Evolution des charges de structure de l'exploitation spécialisée en bovins viandeux par UGB bovin

Composition des charges de structure de l'exploitation spécialisée en bovins viandeux en 2022

Evolution des charges de mécanisation et des travaux par tiers de l'exploitation spécialisée en bovins viandeux par UGB bovin

 

- Les exploitations les moins performantes dépensent 550 €/UGB en plus que les plus performants

Les exploitations du groupe le plus performant ont un niveau de charges totales de 1 710 €/UGB alors qu’il atteint 2 257 €/UGB pour celles du groupe le moins performant. Les exploitations les plus performantes parviennent à limiter leurs charges sur les diverses composantes mais essentiellement au niveau des charges de structure et de main d’œuvre.

Au niveau des charges opérationnelles affectées, les écarts restent limités. Ainsi, on observe une valeur de 603 €/UGB bovin pour les exploitations du groupe le plus performant, tandis que celles du groupe le moins performant dépensent 651 €/UGB bovin. Quel que soit le groupe de performance, les aliments complémentaires représentent environ 66% des charges opérationnelles affectées et les concentrés de 41 à 44%.

Concernant les charges de structure, avec 584 €/UGB bovin, les exploitations les plus performantes dépensent nettement moins que celles du groupe le moins performant qui atteignent 877 €/UGB bovin, soit un différentiel de 290 €/UGB bovin.

Enfin, les exploitants du groupe le plus performant présentent une efficacité de leur main d’œuvre familiale supérieure et, de ce fait, économise environ 200 €/UGB par rapport aux deux autres groupes d’exploitant.

Charges totales selon le niveau de performances de l'exploitation spécialisée en bovins viandeux par UGB bovin en 2022

 

Même si on observe une amélioration en 2022, les produits de l’exploitation spécialisée en bovins viandeux restent bien insuffisants pour couvrir les charges

Pour comparer le total des produits et des charges de l’exploitation, on peut analyser la valeur des produits par 1 000 € de charges. Si la valeur obtenue est inférieure à 1 000 €, cela signifie que les produits de l’exploitation sont insuffisants pour rémunérer l’ensemble des facteurs de production, y compris de la main-d’œuvre familiale et de l’ensemble du capital (en considérant un fermage sur la totalité de la SAU et un intérêt sur le capital).

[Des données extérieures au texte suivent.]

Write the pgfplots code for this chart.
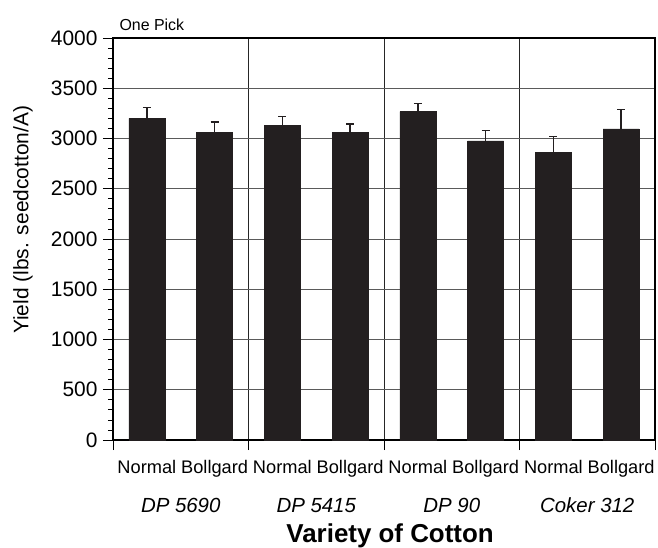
\documentclass[border=0pt]{standalone}
\usepackage{fontspec}
\setmainfont{Liberation Sans}
\usepackage{pgfplots}
\pgfplotsset{compat=1.18}
\definecolor{barc}{RGB}{35,31,32}
\definecolor{gridc}{RGB}{90,90,90}
\begin{document}
\begin{tikzpicture}
\useasboundingbox (-113bp,-108bp) rectangle (545bp,440bp);
\begin{axis}[
  at={(0,0)}, anchor=origin,
  scale only axis, width=542bp, height=402bp,
  xmin=0, xmax=8, ymin=0, ymax=4000,
  axis line style={line width=1.1pt, black},
  /pgf/number format/assume math mode=true,
  ytick={0,500,...,4000},
  minor y tick num=4,
  ytick pos=left,
  tick align=outside,
  major tick length=10bp, minor tick length=5bp,
  tick style={black, line width=0.8pt},
  yticklabel style={font=\fontsize{21}{24}\selectfont, /pgf/number format/1000 sep={}, xshift=-2bp},
  ymajorgrids, grid style={gridc, line width=0.7pt},
  major x grid style={black!85, line width=0.7pt},
  xtick={0,2,4,6,8},
  xticklabels={},
  xtick pos=bottom,
  xmajorgrids,
  extra x ticks={0.5,1.5,...,7.5},
  extra x tick labels={Normal,Bollgard,Normal,Bollgard,Normal,Bollgard,Normal,Bollgard},
  extra x tick style={major tick length=0pt, grid=none, xticklabel style={font=\fontsize{18.3}{21}\selectfont, yshift=-17bp}},
  clip=false,
]
\addplot[ybar, bar width=36bp, fill=barc, draw=barc,
  error bars/.cd, y dir=plus, y explicit,
  error bar style={line width=1.3pt, barc},
  error mark options={rotate=90, mark size=4bp, line width=1.3pt, barc}]
  coordinates {
  (0.5,3201) +- (0,106)
  (1.5,3059) +- (0,106)
  (2.5,3132) +- (0,86)
  (3.5,3063) +- (0,82)
  (4.5,3267) +- (0,80)
  (5.5,2977) +- (0,106)
  (6.5,2865) +- (0,155)
  (7.5,3096) +- (0,191)
  };
\node[font=\fontsize{20.5}{24}\selectfont\itshape, anchor=base] at (axis cs:1,0) [yshift=-72bp] {DP 5690};
\node[font=\fontsize{20.5}{24}\selectfont\itshape, anchor=base] at (axis cs:3,0) [yshift=-72bp] {DP 5415};
\node[font=\fontsize{20.5}{24}\selectfont\itshape, anchor=base] at (axis cs:5,0) [yshift=-72bp] {DP 90};
\node[font=\fontsize{20.5}{24}\selectfont\itshape, anchor=base] at (axis cs:7,0) [yshift=-72bp] {Coker 312};
\node[font=\fontsize{26}{29}\selectfont\bfseries] at (axis cs:4.09,0) [yshift=-96bp] {Variety of Cotton};
\node[font=\fontsize{21}{24}\selectfont, rotate=90] at (axis cs:-1.33,2190) {Yield (lbs. seedcotton/A)};
\node[font=\fontsize{16}{19}\selectfont, anchor=base west] at (rel axis cs:0,1) [xshift=3bp, yshift=8bp] {One Pick};
\end{axis}
\end{tikzpicture}
\end{document}
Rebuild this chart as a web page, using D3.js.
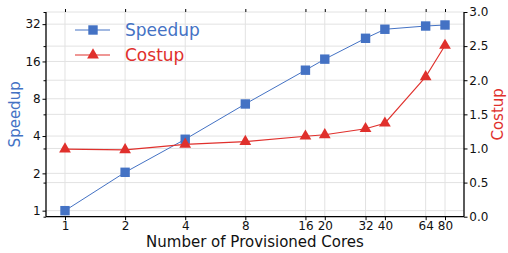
<!DOCTYPE html>
<html>
<head>
<meta charset="utf-8">
<script src="https://cdn.jsdelivr.net/npm/d3@7"></script>
<style>
  body { margin: 0; background: #fff; }
  svg { font-family: "DejaVu Sans", sans-serif; }
</style>
</head>
<body>
<svg id="chart" width="508" height="253"></svg>
<script>
// data
var cores = [1, 2, 4, 8, 16, 20, 32, 40, 64, 80];
var speedup = [1.0, 2.04, 3.77, 7.26, 13.6, 16.7, 24.6, 29.1, 30.9, 31.5];
var costup = [0.99, 0.98, 1.06, 1.10, 1.18, 1.20, 1.29, 1.37, 2.05, 2.51];
var xTicks = [1, 2, 4, 8, 16, 20, 32, 40, 64, 80];
var leftTicks = [1, 2, 4, 8, 16, 32];
var rightTicks = [0, 0.5, 1.0, 1.5, 2.0, 2.5, 3.0];

var blue = "#4472c4", red = "#e0302c";

// plot area
var pLeft = 46, pRight = 464, pTop = 12, pBottom = 216.7;

var svg = d3.select("#chart");

var x = d3.scaleLog().base(2)
  .domain([Math.pow(2, -0.316), 80 * Math.pow(2, 0.316)])
  .range([pLeft, pRight]);
var yL = d3.scaleLog().base(2)
  .domain([0.894, 40.1])
  .range([pBottom, pTop]);
var yR = d3.scaleLinear()
  .domain([0, 3])
  .range([pBottom, pTop]);

// grid lines
var grid = svg.append("g").attr("stroke", "#e2e2e2").attr("stroke-width", 1);
grid.selectAll(".gx").data(xTicks).join("line")
  .attr("x1", d => x(d)).attr("x2", d => x(d))
  .attr("y1", pTop).attr("y2", pBottom);
grid.selectAll(".gl").data(leftTicks).join("line")
  .attr("x1", pLeft).attr("x2", pRight)
  .attr("y1", d => yL(d)).attr("y2", d => yL(d));
grid.selectAll(".gr").data(rightTicks).join("line")
  .attr("x1", pLeft).attr("x2", pRight)
  .attr("y1", d => yR(d)).attr("y2", d => yR(d));

// axes
svg.append("g")
  .attr("transform", "translate(0," + pBottom + ")")
  .call(d3.axisBottom(x).tickValues(xTicks).tickFormat(d => String(d)).tickSize(3.5).tickPadding(1.5))
  .call(g => g.select(".domain").attr("d", "M" + pLeft + ",0H" + pRight).attr("stroke-width", 1.3));
svg.append("g")
  .attr("transform", "translate(0," + pTop + ")")
  .call(d3.axisTop(x).tickValues(xTicks).tickFormat("").tickSize(3))
  .call(g => g.select(".domain").remove());

svg.append("g")
  .attr("transform", "translate(" + pLeft + ",0)")
  .call(d3.axisLeft(yL).tickValues(leftTicks).tickFormat(d => String(d)).tickSize(3.5).tickPadding(1.8))
  .call(g => g.select(".domain").attr("d", "M0," + pTop + "V" + pBottom).attr("stroke-width", 1.3));
// small ticks of the twin axis showing on the left spine
svg.append("g")
  .attr("transform", "translate(" + pLeft + ",0)")
  .call(d3.axisLeft(yR).tickValues(rightTicks).tickFormat("").tickSize(2.5))
  .call(g => g.select(".domain").remove());

svg.append("g")
  .attr("transform", "translate(" + pRight + ",0)")
  .call(d3.axisRight(yR).tickValues(rightTicks).tickFormat(d3.format(".1f")).tickSize(3.5).tickPadding(1.8))
  .call(g => g.select(".domain").attr("d", "M0," + pTop + "V" + pBottom).attr("stroke-width", 1.3));

svg.selectAll(".tick text")
  .attr("font-family", "DejaVu Sans")
  .attr("font-size", 12)
  .attr("fill", "#111");

// speedup series
svg.append("path")
  .datum(d3.zip(cores, speedup))
  .attr("fill", "none")
  .attr("stroke", blue)
  .attr("stroke-width", 1)
  .attr("d", d3.line().x(d => x(d[0])).y(d => yL(d[1])));
svg.selectAll(".sq").data(d3.zip(cores, speedup)).join("rect")
  .attr("x", d => x(d[0]) - 4.7).attr("y", d => yL(d[1]) - 4.7)
  .attr("width", 9.4).attr("height", 9.4)
  .attr("fill", blue);

// costup series
svg.append("path")
  .datum(d3.zip(cores, costup))
  .attr("fill", "none")
  .attr("stroke", red)
  .attr("stroke-width", 1.1)
  .attr("d", d3.line().x(d => x(d[0])).y(d => yR(d[1])));
var tri = d3.symbol().type(d3.symbolTriangle).size(60);
svg.selectAll(".tri").data(d3.zip(cores, costup)).join("path")
  .attr("transform", d => "translate(" + x(d[0]) + "," + yR(d[1]) + ")")
  .attr("d", tri)
  .attr("fill", red);

// axis labels
svg.append("text")
  .attr("x", (pLeft + pRight) / 2).attr("y", 247)
  .attr("text-anchor", "middle")
  .attr("font-size", 15).attr("fill", "#111")
  .text("Number of Provisioned Cores");
svg.append("text")
  .attr("transform", "translate(20," + (pTop + pBottom) / 2 + ") rotate(-90)")
  .attr("text-anchor", "middle")
  .attr("font-size", 15).attr("fill", blue)
  .text("Speedup");
svg.append("text")
  .attr("transform", "translate(503," + (pTop + pBottom) / 2 + ") rotate(-90)")
  .attr("text-anchor", "middle")
  .attr("font-size", 15).attr("fill", red)
  .text("Costup");

// legend
var legend = svg.append("g");
legend.append("line").attr("x1", 75).attr("x2", 110).attr("y1", 30).attr("y2", 30)
  .attr("stroke", blue).attr("stroke-width", 1);
legend.append("rect").attr("x", 88.3).attr("y", 25.3).attr("width", 9.4).attr("height", 9.4)
  .attr("fill", blue);
legend.append("text").attr("x", 125).attr("y", 36).attr("font-size", 17).attr("fill", blue)
  .text("Speedup");
legend.append("line").attr("x1", 75).attr("x2", 110).attr("y1", 55).attr("y2", 55)
  .attr("stroke", red).attr("stroke-width", 1.1);
legend.append("path").attr("transform", "translate(93,55)").attr("d", tri).attr("fill", red);
legend.append("text").attr("x", 125).attr("y", 61).attr("font-size", 17).attr("fill", red)
  .text("Costup");
</script>
</body>
</html>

En 2022, l’exploitation spécialisée en bovins viandeux a engrangé 795 € de produits pour 1 000 € de charges. En d’autres mots, l’exploitation spécialisée en bovins viandeux n’a, en moyenne en 2022, pas été en mesure de couvrir l’ensemble de ses charges réelles et calculées. C’est mieux que la moyenne des dix années précédentes qui indique 704 € de produits par 1 000 € de charges. Toutefois, ces valeurs sont nettement inférieures à la moyenne des exploitations wallonnes et des autres spécialisations telles que la grande culture ou la production laitière.

Evolution des produits par 1 000 € de charges de l'exploitation spécialisée en bovins viandeux

 

1 Les données dans cette fiche sont exprimées en €/UGB bovin ainsi qu’en €/ha pour les comparaisons avec les exploitations spécialisées en bovins laitiers ou en grandes cultures. Vous trouverez l’ensemble des données exprimées en €/UGB, en €/ha et en €/vache en cliquant sur « Données sources ».